Balancing The Money In Political Campaigns

Unfortunately, political campaigns in America have an awful lot to do with money. The Citizen’s United case in the Supreme Court balanced out the money to some extent, but an unbelievable amount of money still goes directly from union dues to Democrat campaign coffers.
John Hinderaker at Power Line posted an article today about some changes that may be coming to the political landscape because of legal challenges to the role of unions. The article includes the following chart from Open Secrets:

The chart shows the overwhelming disparity between union contributions to Democrat campaigns versus Republican campaigns. Some recent events in Wisconsin may be the beginning steps toward leveling the playing field.

A website called Right Wisconsin explains:

Now that Wisconsin’s educators have been given the right to choose whether or not to belong to a labor union, the unions are struggling to attract enough members to stay afloat. Proving all along that the union leaders didn’t really represent their members, as much as sponge off of them.

Under a provision of Act 10, public employee unions are required to file for annual re-certification by August 30 if they wish to remain a recognized bargaining unit.

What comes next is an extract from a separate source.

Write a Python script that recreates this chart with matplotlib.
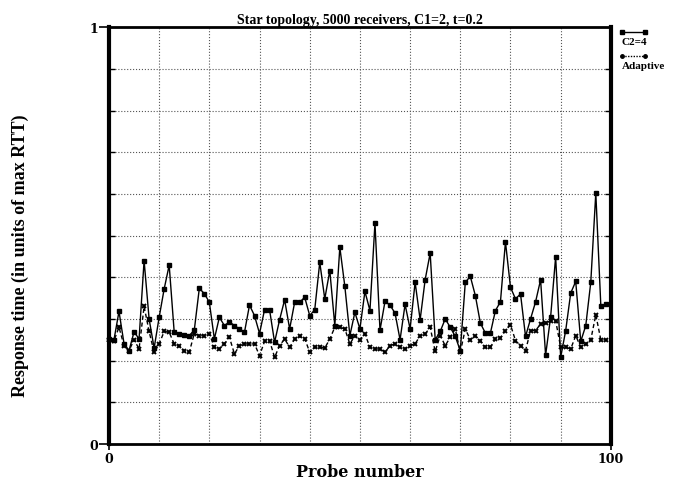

Thursday Afternoon, Mark Belling broke the news that only 37 percent of the teachers in the Kenosha Unified School District voted to reauthorize the union in a recent vote.
 
Now, given Brey’s (Christina Brey, speaking for the Wisconsin Education Association Council) comments in the Journal Sentinel, Kenosha is a trend setter, not an outlier.

So what does this mean? Most of Wisconsin’s public employee unions have lost between 30% and 60% of their members in the past two years. Obviously this seriously limits the amount of money they will be donating to political campaigns.

The article at Power Line reports:

The time has come, I think, to end the preferential treatment under which unions have long operated. Under the law, unions get a special deal: Section 7 of the Clayton Act exempts them from the antitrust laws. Absent that exemption, labor unions would be subject to the Sherman Act’s ban on combinations or conspiracies in restraint of trade. Repealing Section 7 would have one of two consequences: either unions would be deemed illegal per se as price-fixing conspiracies, or they would be subject to the Sherman Act’s Rule of Reason, under which they would have to prove that their net effect is pro-competitive rather than anti-competitive. Either way, unions would be fighting for their lives and would be in no position to dominate the political landscape.

Let’s truly level the playing field.